Alors que l’urbanisation sans limite des villes et métropoles échappe chaque jour un peu plus au contrôle des systèmes étatiques, leur régulation se négocie davantage entre conglomérats financiers, collectivités locales et est tempérée et reconfigurée par les mouvements associatifs et populaires. La recomposition des systèmes de gouvernance et de production urbaine fait écho à l’ensemble des contradictions qui traversent la ville et les sociétés citadines, contradictions accentuées par la montée inexorable des métropoles. Pour en donner un aperçu, ces contradictions se situent certes entre global et local mais s’étendent aux rapports entre inclusion et éviction, mixité et ségrégation, standardisation de la production et valorisation patrimoniale, étalement urbain et développement d’une ville durable…
Ces contradictions ne sont pas le simple produit du fait urbain majoritaire. Celui-ci est en effet la résultante d’un ensemble de processus très complexes et de nouveaux assemblages à la croisée entre transformations socio-économiques, changements des modes de gestion et augmentation des revendications spécifiquement urbaines. La dérégulation étatique dans des contextes multiformes de libéralisation économique explique autant qu’elle exacerbe ces injonctions contradictoires, tandis que les formes de gouvernance participative tentent de tempérer, à l’échelle micro ou des intercommunalités, des exigences complexes, nouvelles et mal appréhendées par les expertises et les systèmes techniques classiques.
Ce colloque est le premier d’une série à poser les contradictions urbaines comme élément clé de la mutation des systèmes urbains mais aussi des pratiques des citadins dans un univers majoritairement urbain et globalisé au devenir incertain (économique, social, environnemental et politique…). Son ambition est de préfigurer une série de colloques sur ce thème qui intéresse autant les chercheurs que les décideurs, les professionnels ou les citadins.
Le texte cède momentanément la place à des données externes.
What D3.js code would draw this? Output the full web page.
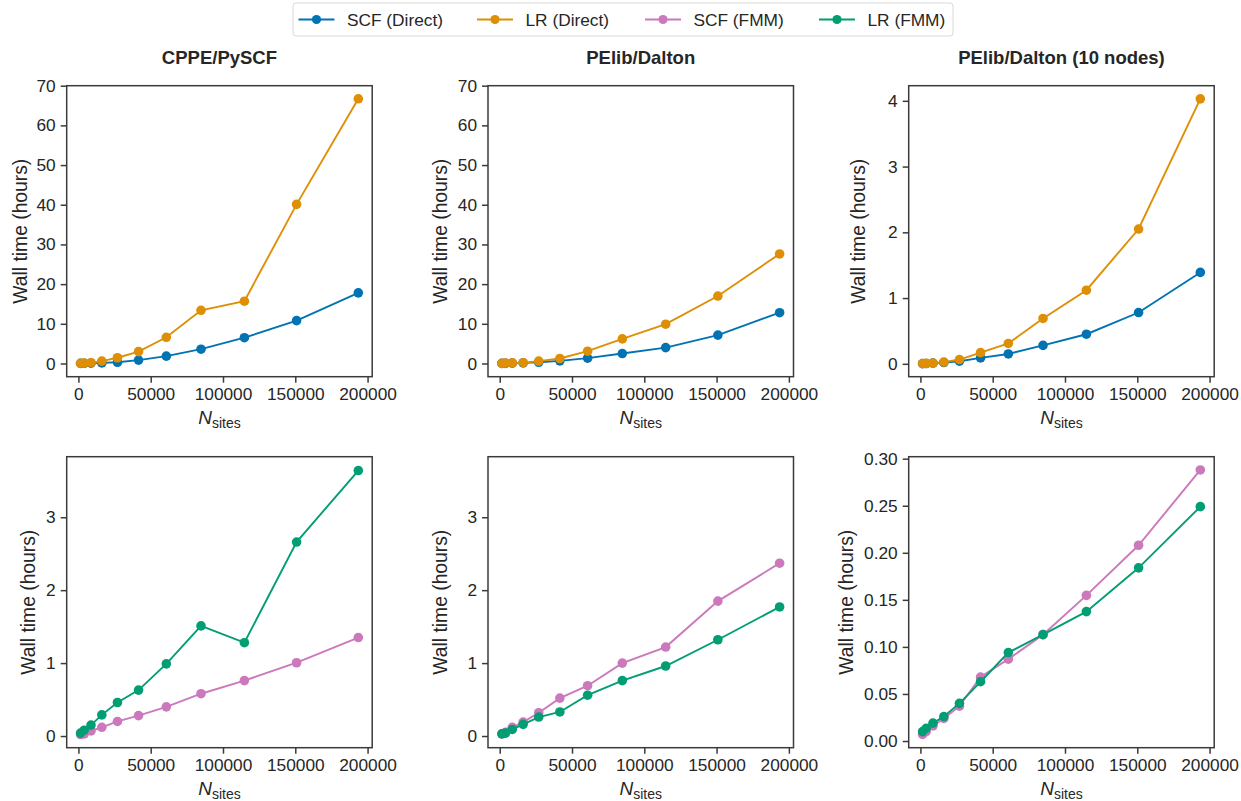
<!DOCTYPE html>
<html>
<head>
<meta charset="utf-8">
<script src="https://cdn.jsdelivr.net/npm/d3@7"></script>
<style>
  body { margin: 0; background: #fff; }
  text { font-family: "Liberation Sans", Arial, sans-serif; fill: #262626; }
</style>
</head>
<body>
<svg id="svg" width="1241" height="801"></svg>
<script>
// number of polarizable sites (x values shared by all series)
const nSites = [1500, 4000, 8700, 16200, 27000, 41600, 60800, 84800, 114800, 150900, 193600];

// CPPE/PySCF
const cppeScfDirect = [0.02, 0.05, 0.1, 0.15, 0.3, 0.85, 1.85, 3.6, 6.5, 10.8, 17.8];
const cppeLrDirect  = [0.05, 0.1, 0.2, 0.6, 1.45, 3.0, 6.6, 13.4, 15.7, 40.1, 66.7];
const cppeScfFmm    = [0.02, 0.03, 0.07, 0.12, 0.20, 0.28, 0.40, 0.58, 0.76, 1.005, 1.35];
const cppeLrFmm     = [0.04, 0.08, 0.15, 0.29, 0.46, 0.63, 0.99, 1.51, 1.28, 2.66, 3.64];

// PElib/Dalton
const pelibScfDirect = [0.02, 0.04, 0.08, 0.15, 0.3, 0.67, 1.35, 2.5, 4.0, 7.15, 12.8];
const pelibLrDirect  = [0.04, 0.08, 0.15, 0.2, 0.6, 1.26, 3.1, 6.2, 9.9, 17.0, 27.6];
const pelibScfFmm    = [0.03, 0.05, 0.12, 0.19, 0.32, 0.52, 0.69, 1.0, 1.22, 1.85, 2.37];
const pelibLrFmm     = [0.03, 0.04, 0.09, 0.16, 0.26, 0.33, 0.56, 0.76, 0.96, 1.32, 1.77];

// PElib/Dalton (10 nodes)
const nodesScfDirect = [0.003, 0.005, 0.01, 0.02, 0.04, 0.09, 0.15, 0.28, 0.45, 0.78, 1.39];
const nodesLrDirect  = [0.004, 0.006, 0.01, 0.025, 0.065, 0.17, 0.31, 0.69, 1.12, 2.05, 4.03];
const nodesScfFmm    = [0.007, 0.010, 0.016, 0.024, 0.037, 0.068, 0.087, 0.113, 0.1547, 0.208, 0.288];
const nodesLrFmm     = [0.010, 0.0135, 0.019, 0.026, 0.040, 0.063, 0.094, 0.113, 0.1375, 0.184, 0.249];

const seriesNames = ["SCF (Direct)", "LR (Direct)", "SCF (FMM)", "LR (FMM)"];
const colors = ["#0173b2", "#de8f05", "#cc78bc", "#029e73"];

const panelTitles = ["CPPE/PySCF", "PElib/Dalton", "PElib/Dalton (10 nodes)"];
const xTicks = [0, 50000, 100000, 150000, 200000];
const yTicksTop = [[0, 10, 20, 30, 40, 50, 60, 70], [0, 10, 20, 30, 40, 50, 60, 70], [0, 1, 2, 3, 4]];
const yTicksBottom = [[0, 1, 2, 3], [0, 1, 2, 3], [0, 0.05, 0.10, 0.15, 0.20, 0.25, 0.30]];

const svg = d3.select("#svg");

const colLeft = [66.7, 488, 908.7];
const panelW = 305.5;
const rowTop = [85.7, 456.7];
const panelH = 291;

// x domain same for all panels (matplotlib style margins)
const xDomain = [-8100, 203200];
const yDomains = [
  [[-3.33, 70.0], [-3.33, 70.0], [-0.196, 4.23]],
  [[-0.16, 3.83], [-0.16, 3.83], [-0.0071, 0.3021]]
];

const panels = [
  [
    [[0, cppeScfDirect], [1, cppeLrDirect]],
    [[0, pelibScfDirect], [1, pelibLrDirect]],
    [[0, nodesScfDirect], [1, nodesLrDirect]]
  ],
  [
    [[2, cppeScfFmm], [3, cppeLrFmm]],
    [[2, pelibScfFmm], [3, pelibLrFmm]],
    [[2, nodesScfFmm], [3, nodesLrFmm]]
  ]
];

// y-label baseline offsets from the left spine
const yLabelX = [[-40, -41.5, -44], [-32, -41.5, -56]];

const axisColor = "#3b3b3b";

for (let r = 0; r < 2; r++) {
  for (let c = 0; c < 3; c++) {
    const x0 = colLeft[c], y0 = rowTop[r];
    const g = svg.append("g").attr("transform", `translate(${x0},${y0})`);
    const x = d3.scaleLinear().domain(xDomain).range([0, panelW]);
    const y = d3.scaleLinear().domain(yDomains[r][c]).range([panelH, 0]);

    const line = d3.line()
      .x((d, i) => x(nSites[i]))
      .y(d => y(d));

    panels[r][c].forEach(([si, vals]) => {
      g.append("path")
        .datum(vals)
        .attr("fill", "none")
        .attr("stroke", colors[si])
        .attr("stroke-width", 1.9)
        .attr("d", line);
      g.selectAll(null)
        .data(vals)
        .enter().append("circle")
        .attr("cx", (d, i) => x(nSites[i]))
        .attr("cy", d => y(d))
        .attr("r", 4.8)
        .attr("fill", colors[si]);
    });

    // frame
    g.append("rect")
      .attr("width", panelW).attr("height", panelH)
      .attr("fill", "none").attr("stroke", axisColor).attr("stroke-width", 1.5);

    // x axis
    const xa = g.append("g")
      .attr("transform", `translate(0,${panelH})`)
      .call(d3.axisBottom(x).tickValues(xTicks).tickFormat(d3.format("d")).tickSize(6).tickPadding(5));
    const yTicks = r === 0 ? yTicksTop[c] : yTicksBottom[c];
    const yFmt = (r === 1 && c === 2) ? d3.format(".2f") : d3.format("d");
    const ya = g.append("g")
      .call(d3.axisLeft(y).tickValues(yTicks).tickFormat(yFmt).tickSize(6).tickPadding(5));
    [xa, ya].forEach(a => {
      a.select(".domain").remove();
      a.selectAll("line").attr("stroke", axisColor).attr("stroke-width", 1.5);
      a.selectAll("text").attr("font-size", 17.3).attr("fill", "#262626")
        .style("font-family", "'Liberation Sans', Arial, sans-serif");
    });

    // x label N_sites
    const xl = g.append("text")
      .attr("x", panelW / 2)
      .attr("y", panelH + 47)
      .attr("text-anchor", "middle")
      .attr("font-size", 19);
    xl.append("tspan").attr("font-style", "italic").text("N");
    xl.append("tspan").attr("font-size", 14).attr("dy", 4).text("sites");

    // y label
    g.append("text")
      .attr("transform", `translate(${yLabelX[r][c]},${panelH / 2}) rotate(-90)`)
      .attr("text-anchor", "middle")
      .attr("font-size", 19.3)
      .text("Wall time (hours)");

    if (r === 0) {
      g.append("text")
        .attr("x", panelW / 2)
        .attr("y", -22)
        .attr("text-anchor", "middle")
        .attr("font-size", 18.5)
        .attr("font-weight", "bold")
        .text(panelTitles[c]);
    }
  }
}

// legend
const lg = svg.append("g").attr("transform", "translate(293,3)");
lg.append("rect")
  .attr("width", 660).attr("height", 33).attr("rx", 3)
  .attr("fill", "#fff").attr("stroke", "#d9d9d9").attr("stroke-width", 1);
const legendX = [5.5, 184, 352, 526];
seriesNames.forEach((name, i) => {
  const gx = legendX[i];
  lg.append("line")
    .attr("x1", gx).attr("x2", gx + 36).attr("y1", 16.5).attr("y2", 16.5)
    .attr("stroke", colors[i]).attr("stroke-width", 1.9);
  lg.append("circle").attr("cx", gx + 18).attr("cy", 16.5).attr("r", 4.6).attr("fill", colors[i]);
  lg.append("text")
    .attr("x", gx + 48.5).attr("y", 22.8)
    .attr("font-size", 17.3)
    .text(name);
});
</script>
</body>
</html>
Pour la première journée de cette série, le colloque abordera les contradictions urbaines sous l’angle des relations entre conflits, pratiques collaboratives et recherches citoyennes. Les conférenciers exploreront les relations en reconfiguration rapide, changeantes, à l’interface entre l’influence des contre-pouvoirs citadins et des mouvements sociaux et des tentatives de régulation étatique voire transnationale, en témoignent la constitution récente des Conseils Citoyens dans les quartiers prioritaires ou les chartes locales du droit à la ville prises par plusieurs villes dans le monde. En lien avec le groupe de travail sur le « collaborative housing » de l’ENHR, Réseau de recherche européen sur l’habitat, et le séminaire du Centre de Recherche sur l’Habitat, des chercheurs européens mettront l’accent sur les pratiques d’habitat autogéré et le logement social en questionnant ces horizons alternatifs. La journée sera introduite par une conférence de Asef Bayat, penseur pionnier sur la question de la « politique de la rue ». Une table-ronde de chercheurs internationaux clôturera cette journée. Il sera question de développer des pistes pour une recherche citoyenne dans une dimension collaborative entre citadins, universités, laboratoires et plateformes ou réseaux de collaboration multi-acteurs pour une approche critique et pragmatique des contradictions urbaines.
Ce colloque international est organisé par le laboratoire Lavue (UMR 7218 CNRS) avec le soutien de ses tutelles (Universités Paris 8 et Paris Nanterre, Ministère de la Culture et de la Communication BRAUP). Il rassemblera des chercheurs de différents horizons scientifiques qui s’efforceront de comprendre et d’analyser les ressorts et les logiques économiques, sociales et urbaines de ces contradictions, à la lumière de toutes les disciplines qui convergent sur l’urbain : géographie, urbanisme, sociologie, anthropologie, droit, économie, histoire, architecture. La première journée de ce colloque pluri-annuel se tiendra l’Ecole Nationale Supérieure d'Architecture Paris Val-de-Seine.